In another regard, however, the answer to the question is extremely difficult. Surely most people realize on some level that parishes have all of these expenses. Yet they ask the question anyway. I think many people hold a number of misconceptions which cause lingering doubt. Let me address four specific misconceptions.
“Churches don’t pay taxes.” Taxes are a big expense for households and businesses, but fortunately churches are not taxed. Nevertheless, the absence of one large expense doesn’t mean churches operate freely.
“Churches only operate on weekends.” Of course, this isn’t true. Most parish offices are open during business hours Monday through Friday. During these office hours, priests and other staff have regular appointments, parishioners come for Mass cards, and the needy seek assistance. Religious education classes are held on a couple of weekday afternoons and evenings. Ministries and prayer groups use meeting space. Daily Mass, funerals, wedding rehearsals, and choir practice also keep the church doors open throughout the week.
“Parishes receive financial help from the diocese.” In fact, the truth of the situation is exactly the opposite. Most dioceses are funded by two sources: an assessment on parishes (usually a percentage of their annual income) and a direct appeal to the parishioners of the diocese, usually called the bishop’s annual appeal. Directly or indirectly, all of the money that the diocese has is from the parishioners. In the past, the Diocese of Camden did loan money to parishes running deficits. That practice has become unsustainable. Since it is unlikely to be fully repaid, the diocese has taken steps to reduce its operating costs, including the elimination of many positions.
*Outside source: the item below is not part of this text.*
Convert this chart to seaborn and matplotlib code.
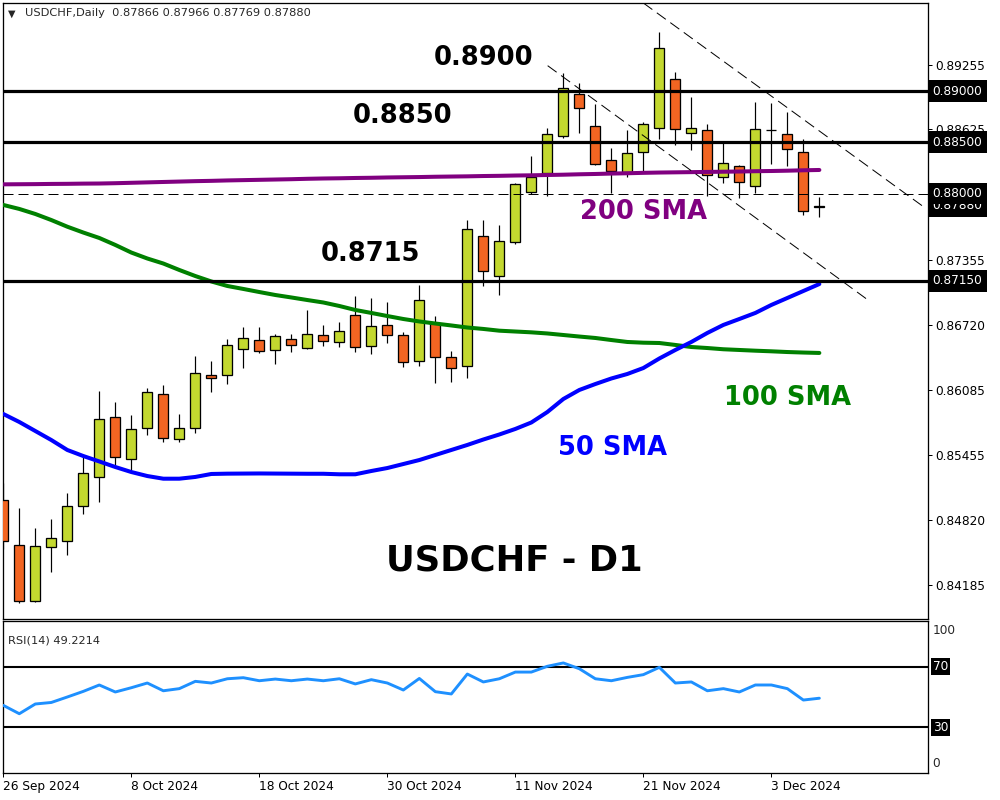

“The Vatican has lots of money.” In order to dispel the myth of a wealthy Vatican, in 1981 Pope John Paul II ordered annual financial reports reviewed by independent auditors. These reports identify the Vatican’s expenses, including the pope’s pastoral visits around the world. They also explain that much of the Vatican’s income comes from dioceses and Peter’s Pence, a special collection taken in June. Again, the truth is that the higher level relies for money from lower levels – parishes from parishioners, dioceses from parishes, and the Vatican from dioceses. Despite increased financial transparency, the myth lives on. Whether they are supported by the facts or not, many Catholics would like to believe their Church is rich. Wealth is considered a sign of success and naturally they want their Church to be considered successful. Of course, the real test of the Church’s success is the saints it has formed – and here there is no cause for shame.
Whenever I hear people complain about their parish asking for money, I wonder why they are so upset. Of course, weekly pleas for money are tiresome and interfere with worship. But I know many priests who are afraid to ask for money – and rarely do, except when required by the bishop’s annual appeal. Sadly, asking for money even once or twice a year is too much for some people. I also wonder what these people think the parish will use the money for. The Church has no shareholders to reward with high dividends and doesn’t pay its “executives” high salaries. These complaints about corporate America don’t apply to the Church. Simply put, your parish needs money to pay its operating expenses and assist the needy.
This last point – that the parish needs money to assist the needy – is sometimes overlooked. People see the parish as a charity, but they don’t always recognize that the parish itself gives to charity on their behalf. Parishioners at Christ Our Light volunteer their time to staff Joseph’s House, an overnight shelter in Camden. Christ Our Light also provides financial assistance to members of the parish and local community in legitimate need. Rental assistance, a room for one night at a local motel, and a gas or food gift card are part of the Christ Our Light’s charitable outreach. Some think these services should be provided by the government. Yet helping the needy is also part of the Church’s mission. Most people know this, even if the financial implications are sometimes lost.
I am afraid that some would like to restrict the Church’s mission to serving spiritual needs alone. They do not think the Church should be involved in education, health care, and social services. In their view, the local parish should be open on Sunday for Mass and as needed for weddings and funerals. This kind of Church would indeed require much less money but it would not be a Church in service to the entire human person, body and soul, mind and heart. It would be justified to say that such a Church was irrelevant.
I think the greatest reason people complain about their parish’s appeal for money is because they view money as a subject which is not polite conversation. They think money is a necessary evil. For many people, finances are a constant challenge. They go to church to escape worldly problems and find spiritual encouragement and inspiration. It is no wonder that they can be scandalized when they hear the priest talk about money. I humbly offer two responses. First, it must be conceded that the parish, too, exists in the world and also faces financial challenges. The parish doesn’t produce things for sale, so it depends on asking for donations. Second, money is not evil but neutral. It can be used for evil, but it can also be used to accomplish great good. When people do give to the Church or another charity, it is often because they believe the organization can use their money to do good things. This final point offers a lesson to parish leaders. They should teach parishioners to be good stewards of their money. Like our time and talent, God also gives us treasure for the transformation of the world. Parish leaders must help theirs parishioners see that their donations contribute to fulfilling the mission Christ gave to all of us.